→ The exercise: Take the lines from the beginning of the material through the line containing "from bokeh.resources import INLINE" and retype them exactly, leaving the pictures out.

→ Records to process:
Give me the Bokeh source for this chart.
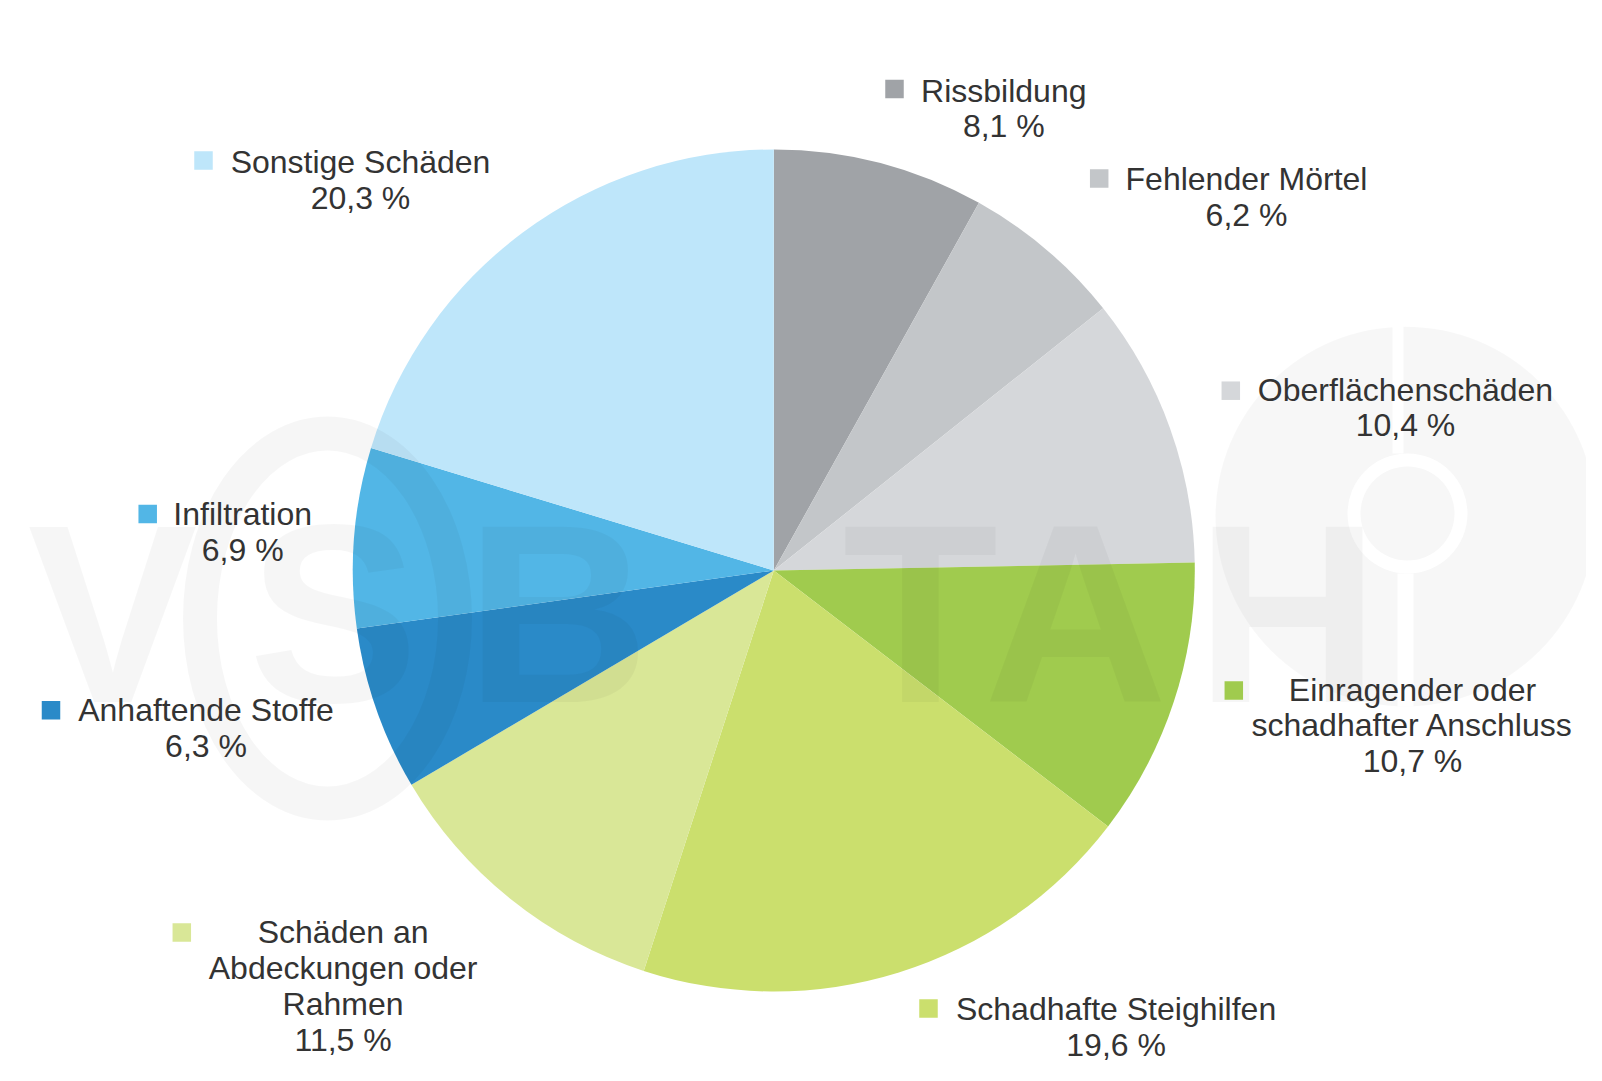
import numpy as np
from bokeh.plotting import figure
from bokeh.models import Range1d, ColumnDataSource
from bokeh.core.properties import value
from bokeh.embed import file_html
from bokeh.resources import INLINE

# ---- data (clockwise from 12 o'clock) ----
categories = [
    "Rissbildung",
    "Fehlender Mörtel",
    "Oberflächenschäden",
    "Einragender oder\nschadhafter Anschluss",
    "Schadhafte Steighilfen",
    "Schäden an\nAbdeckungen oder\nRahmen",
    "Anhaftende Stoffe",
    "Infiltration",
    "Sonstige Schäden",
]
shares = [8.1, 6.2, 10.4, 10.7, 19.6, 11.5, 6.3, 6.9, 20.3]
colors = ["#A0A3A7", "#C3C6C9", "#D5D7DA", "#A0CB4E", "#CBDF6D",
          "#D9E797", "#2A8AC8", "#52B6E6", "#BEE6FA"]
watermark_letters = ["V", "S", "B", "T", "A", "H"]

# ---- layout (image pixel coordinates) ----
W, H = 1586, 1065
TOP = 1081
cx, cy, R = 773.3, 570.0, 421.0
sq_pos = [(894, 88.5), (1098.7, 178), (1230.3, 390.2), (1233.3, 690),
          (928, 1008), (181.3, 932), (50.5, 709.7), (147.2, 513.5), (203, 160)]
txt_pos = [(1003.3, 101.7), (1246, 190), (1405, 400.7), (1412, 700.7),
           (1115.6, 1020.5), (342.6, 943.3), (205.5, 721), (242.2, 525), (360, 173)]
wm_x = [112, 333, 557, 920, 1075, 1287]
LINE = 35.8
FONT = "Liberation Sans"
FS = 32
WM_FS = 255

def Y(v):
    return TOP - v

def text_y(baseline, size):
    # glyphs are placed by their visual centre
    return Y(baseline - 0.36 * size)

p = figure(width=W, height=H, x_range=Range1d(0, W), y_range=Range1d(TOP - H, TOP),
           output_backend="svg", toolbar_location=None, min_border=0)
p.axis.visible = False
p.grid.visible = False
p.outline_line_color = None
p.background_fill_color = "white"
p.border_fill_color = "white"

# faint watermark (behind)
p.circle(x=[1405], y=[Y(516)], radius=190, fill_color="black", fill_alpha=0.03, line_color=None)
p.annulus(x=[1407], y=[Y(513)], inner_radius=47, outer_radius=60, fill_color="white",
          line_color=None)
p.quad(left=[1392, 1397], right=[1403, 1413], top=[Y(326), Y(573)], bottom=[Y(453), Y(706)],
       fill_color="white", line_color=None)

# wedges
frac = np.array(shares) / np.sum(shares)
cum = np.concatenate([[0], np.cumsum(frac)])
start = np.pi / 2 - 2 * np.pi * cum[1:]
end = np.pi / 2 - 2 * np.pi * cum[:-1]
src = ColumnDataSource(dict(x=[cx] * len(shares), y=[Y(cy)] * len(shares),
                            start=start, end=end, color=colors))
p.wedge(x="x", y="y", radius=R, start_angle="start", end_angle="end",
        fill_color="color", line_color=None, direction="anticlock", source=src)

# faint watermark (over)
p.ellipse(x=[327], y=[Y(618)], width=255, height=370, fill_color=None,
          line_color="black", line_alpha=0.035, line_width=34)
p.text(x=wm_x, y=[text_y(705, WM_FS)] * len(wm_x), text=watermark_letters, text_font=value(FONT),
       text_font_style="bold", text_font_size=f"{WM_FS}px", text_color="black", text_alpha=0.035,
       text_align="center", text_baseline="alphabetic")

# legend squares
p.rect(x=[s[0] for s in sq_pos], y=[Y(s[1]) for s in sq_pos], width=18.5, height=18.5,
       width_units="screen", height_units="screen", fill_color=colors, line_color=None)

# labels
tx, ty, tt = [], [], []
for cat, val, (x0, y0) in zip(categories, shares, txt_pos):
    lines = cat.split("\n") + [f"{val:.1f}".replace(".", ",") + " %"]
    for i, ln in enumerate(lines):
        tx.append(x0)
        ty.append(text_y(y0 + i * LINE, FS))
        tt.append(ln)
p.text(x=tx, y=ty, text=tt, text_font=value(FONT), text_font_size=f"{FS}px",
       text_color="#333333", text_align="center", text_baseline="alphabetic")

open("out.html", "w").write(file_html(p, INLINE))
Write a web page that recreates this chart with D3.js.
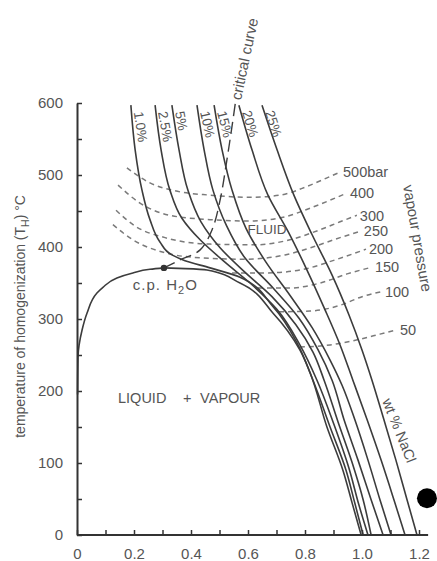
<!DOCTYPE html>
<html>
<head>
<meta charset="utf-8">
<script src="https://cdn.jsdelivr.net/npm/d3@7"></script>
<style>
  html, body { margin: 0; padding: 0; background: #fff; }
  svg { display: block; }
  text { font-family: "Liberation Sans", Arial, Helvetica, sans-serif; fill: #555; }
</style>
</head>
<body>
<svg id="chart" width="437" height="561"></svg>
<script>
// ---- axis ticks ----
const densityTicks = d3.range(0, 13).map(i => i / 10);   // g/cm3
const tempTicks = d3.range(0, 601, 50);                   // °C

// ---- liquid–vapour curve of pure H2O, [density, T] ----
const h2oVapour = [
  [0.002, 195], [0.0035, 247], [0.018, 285], [0.035, 308], [0.07, 336], [0.091, 344],
  [0.14, 357], [0.196, 364], [0.256, 369], [0.305, 371]
];
const h2oLiquid = [
  [0.305, 371], [0.38, 370], [0.456, 368], [0.572, 350], [0.688, 308], [0.782, 257],
  [0.818, 225], [0.877, 150], [0.933, 90], [0.965, 45], [0.997, 0]
];
const criticalPointH2O = [0.305, 371];

// ---- isopleths, wt % NaCl, [density, T] ----
const salinityLabels = ["1.0%", "2.5%", "5%", "10%", "15%", "20%", "25%"];
const iso1_0 = [[0.189,597],[0.204,535],[0.228,479],[0.256,438],[0.291,407],[0.333,389],[0.379,381],[0.467,371],[0.572,358],[0.688,317],[0.772,267],[0.828,215],[0.888,150],[0.944,90],[0.975,44],[1.004,0]];
const iso2_5 = [[0.274,597],[0.295,535],[0.326,479],[0.368,440],[0.432,410],[0.519,379],[0.607,350],[0.702,313],[0.782,264],[0.842,215],[0.902,153],[0.954,93],[0.989,42],[1.021,0]];
const iso5   = [[0.333,597],[0.358,535],[0.389,479],[0.435,435],[0.502,399],[0.589,365],[0.684,331],[0.768,292],[0.828,254],[0.867,215],[0.916,157],[0.965,101],[1.004,49],[1.032,0]];
const iso10  = [[0.421,597],[0.446,535],[0.477,479],[0.523,431],[0.589,385],[0.688,343],[0.779,301],[0.846,257],[0.895,215],[0.937,160],[0.986,104],[1.032,49],[1.074,0]];
const iso15  = [[0.481,597],[0.509,535],[0.544,479],[0.593,426],[0.663,379],[0.747,333],[0.825,288],[0.888,243],[0.930,208],[0.975,160],[1.021,104],[1.063,49],[1.102,0]];
const iso20  = [[0.568,597],[0.614,535],[0.670,472],[0.740,422],[0.807,368],[0.870,313],[0.923,264],[0.968,215],[1.018,160],[1.067,104],[1.112,49],[1.151,0]];
const iso25  = [[0.649,597],[0.702,535],[0.761,472],[0.825,417],[0.895,361],[0.954,306],[1.0,257],[1.035,215],[1.077,160],[1.119,104],[1.158,49],[1.193,0]];
const isopleths = [iso1_0, iso2_5, iso5, iso10, iso15, iso20, iso25];
const salinityLabelAngles = [82, 80, 79, 77, 76, 73, 72];

// ---- critical curve of the NaCl–H2O system ----
const criticalCurve = [[0.305,371],[0.361,382],[0.432,396],[0.474,424],[0.502,465],[0.526,521],[0.547,576],[0.558,607]];

// ---- isobars (vapour pressure) ----
const pressureLabels = ["500bar", "400", "300", "250", "200", "150", "100", "50"];
const bar500 = [[0.175,510],[0.256,489],[0.344,478],[0.467,472],[0.607,469],[0.712,472],[0.800,483],[0.860,493],[0.923,504]];
const bar400 = [[0.144,486],[0.221,461],[0.326,444],[0.467,438],[0.607,436],[0.730,442],[0.818,454],[0.888,465],[0.947,475]];
const bar300 = [[0.137,451],[0.204,429],[0.309,413],[0.467,404],[0.625,403],[0.747,410],[0.853,424],[0.923,435],[0.982,444]];
const bar250 = [[0.126,431],[0.196,410],[0.309,392],[0.432,385],[0.589,383],[0.730,389],[0.835,401],[0.923,413],[0.996,422]];
const bar200 = [[0.544,364],[0.660,364],[0.782,368],[0.905,382],[1.014,397]];
const bar150 = [[0.635,343],[0.747,343],[0.853,350],[0.951,363],[1.035,372]];
const bar100 = [[0.709,310],[0.818,311],[0.923,319],[1.0,331],[1.070,338]];
const bar50  = [[0.782,261],[0.888,264],[0.993,272],[1.063,279],[1.123,285]];
const isobars = [bar500, bar400, bar300, bar250, bar200, bar150, bar100, bar50];

// ---- field labels, [density, T] ----
const fieldLabels = [
  { text: "FLUID", at: [0.598, 425] },
  { text: "LIQUID", at: [0.144, 190] },
  { text: "+", at: [0.372, 190] },
  { text: "VAPOUR", at: [0.432, 190] }
];
const cpLabelAt = [0.196, 340];
const nacLabelAt = [1.07, 186];
const pressureTitleAt = [1.144, 485];
const critLabelAt = [0.575, 603];
const marker = [1.228, 51];

// ---- scales ----
const svg = d3.select("#chart");
const x = d3.scaleLinear().domain([0, 1.2]).range([77, 419]);
const y = d3.scaleLinear().domain([0, 600]).range([535, 103]);

const smooth = d3.line().x(d => x(d[0])).y(d => y(d[1])).curve(d3.curveCatmullRom.alpha(0.5));
const alongT = d3.line().x(d => x(d[0])).y(d => y(d[1])).curve(d3.curveMonotoneY);
const alongD = d3.line().x(d => x(d[0])).y(d => y(d[1])).curve(d3.curveMonotoneX);

const ink = "#3c3c3c";

// ---- isobars (dashed) ----
svg.append("g").selectAll("path").data(isobars).join("path")
  .attr("d", alongD)
  .attr("fill", "none")
  .attr("stroke", "#7a7a7a")
  .attr("stroke-width", 1.5)
  .attr("stroke-dasharray", "5,4");

svg.append("g").selectAll("text").data(isobars).join("text")
  .attr("x", d => x(d[d.length - 1][0]) + 3)
  .attr("y", d => y(d[d.length - 1][1]))
  .attr("dy", "0.36em")
  .style("font-size", "14.5px")
  .text((d, i) => pressureLabels[i]);

// ---- critical curve (long dashes) ----
svg.append("path")
  .attr("d", smooth(criticalCurve))
  .attr("fill", "none")
  .attr("stroke", ink)
  .attr("stroke-width", 1.4)
  .attr("stroke-dasharray", "12,6");

svg.append("text")
  .attr("transform", `translate(${x(critLabelAt[0])},${y(critLabelAt[1])}) rotate(-78)`)
  .style("font-size", "15px")
  .text("critical curve");

// ---- H2O liquid–vapour curve: vapour branch drawn from c.p. downwards, then liquid branch ----
svg.append("g").selectAll("path")
  .data([h2oVapour.slice().reverse(), h2oLiquid])
  .join("path")
  .attr("d", alongT)
  .attr("fill", "none")
  .attr("stroke", ink)
  .attr("stroke-width", 1.6);

// ---- isopleths ----
svg.append("g").selectAll("path").data(isopleths).join("path")
  .attr("d", alongT)
  .attr("fill", "none")
  .attr("stroke", ink)
  .attr("stroke-width", 1.6);

svg.append("g").selectAll("text").data(isopleths).join("text")
  .attr("transform", (d, i) => `translate(${x(d[0][0]) + 3},${y(d[0][1]) + 7}) rotate(${salinityLabelAngles[i]})`)
  .style("font-size", "13.5px")
  .text((d, i) => salinityLabels[i]);

// ---- critical point of H2O ----
svg.append("circle")
  .attr("cx", x(criticalPointH2O[0]))
  .attr("cy", y(criticalPointH2O[1]))
  .attr("r", 3.2)
  .attr("fill", "#333");

const cp = svg.append("text")
  .attr("x", x(cpLabelAt[0]))
  .attr("y", y(cpLabelAt[1]))
  .style("font-size", "15px")
  .style("letter-spacing", "1px");
cp.append("tspan").text("c.p. H");
cp.append("tspan").attr("dy", "4").style("font-size", "11px").text("2");
cp.append("tspan").attr("dy", "-4").text("O");

// ---- field labels ----
svg.append("g").selectAll("text").data(fieldLabels).join("text")
  .attr("x", d => x(d.at[0]))
  .attr("y", d => y(d.at[1]))
  .attr("dy", "0.36em")
  .style("font-size", d => d.text === "FLUID" ? "13.5px" : "14.5px")
  .text(d => d.text);

svg.append("text")
  .attr("transform", `translate(${x(nacLabelAt[0])},${y(nacLabelAt[1])}) rotate(68)`)
  .style("font-size", "14.5px")
  .text("wt % NaCl");

svg.append("text")
  .attr("transform", `translate(${x(pressureTitleAt[0])},${y(pressureTitleAt[1])}) rotate(80)`)
  .style("font-size", "15px")
  .text("vapour pressure");

// ---- axes ----
const xAxis = svg.append("g")
  .attr("transform", `translate(0,${y(0)})`)
  .call(d3.axisBottom(x)
    .tickValues(densityTicks)
    .tickSizeInner(-5)
    .tickSizeOuter(0)
    .tickPadding(13)
    .tickFormat(d => {
      const k = Math.round(d * 10);
      if (k % 2 !== 0) return "";
      return k === 0 ? "0" : d3.format(".1f")(d);
    }));
xAxis.select(".domain").attr("d", `M${x(0)},0H${x(1.232)}`);

const yAxis = svg.append("g")
  .attr("transform", `translate(${x(0)},0)`)
  .call(d3.axisLeft(y)
    .tickValues(tempTicks)
    .tickSizeInner(-5)
    .tickSizeOuter(0)
    .tickPadding(14)
    .tickFormat(d => d % 100 === 0 ? d : ""));

[xAxis, yAxis].forEach(g => {
  g.select(".domain").attr("stroke", "#333").attr("stroke-width", 2);
  g.selectAll(".tick line").attr("stroke", "#333").attr("stroke-width", 1.5);
  g.selectAll(".tick text")
    .attr("fill", "#555")
    .style("font-family", "'Liberation Sans', Arial, sans-serif")
    .style("font-size", "15px");
});

// ---- axis title ----
const yt = svg.append("text")
  .attr("transform", `translate(25,${y(135)}) rotate(-90)`)
  .style("font-size", "14px");
yt.append("tspan").text("temperature of homogenization (T");
yt.append("tspan").attr("dy", "4").style("font-size", "10.5px").text("H");
yt.append("tspan").attr("dy", "-4").text(") \u00B0C");

// ---- bullet marker ----
svg.append("circle")
  .attr("cx", x(marker[0]))
  .attr("cy", y(marker[1]))
  .attr("r", 10)
  .attr("fill", "#000");
</script>
</body>
</html>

→ Response:
Give me the Bokeh source for this chart.
import numpy as np
from bokeh.plotting import figure
from bokeh.models import Range1d, ColumnDataSource
from bokeh.core.properties import value
from bokeh.embed import file_html
from bokeh.resources import INLINE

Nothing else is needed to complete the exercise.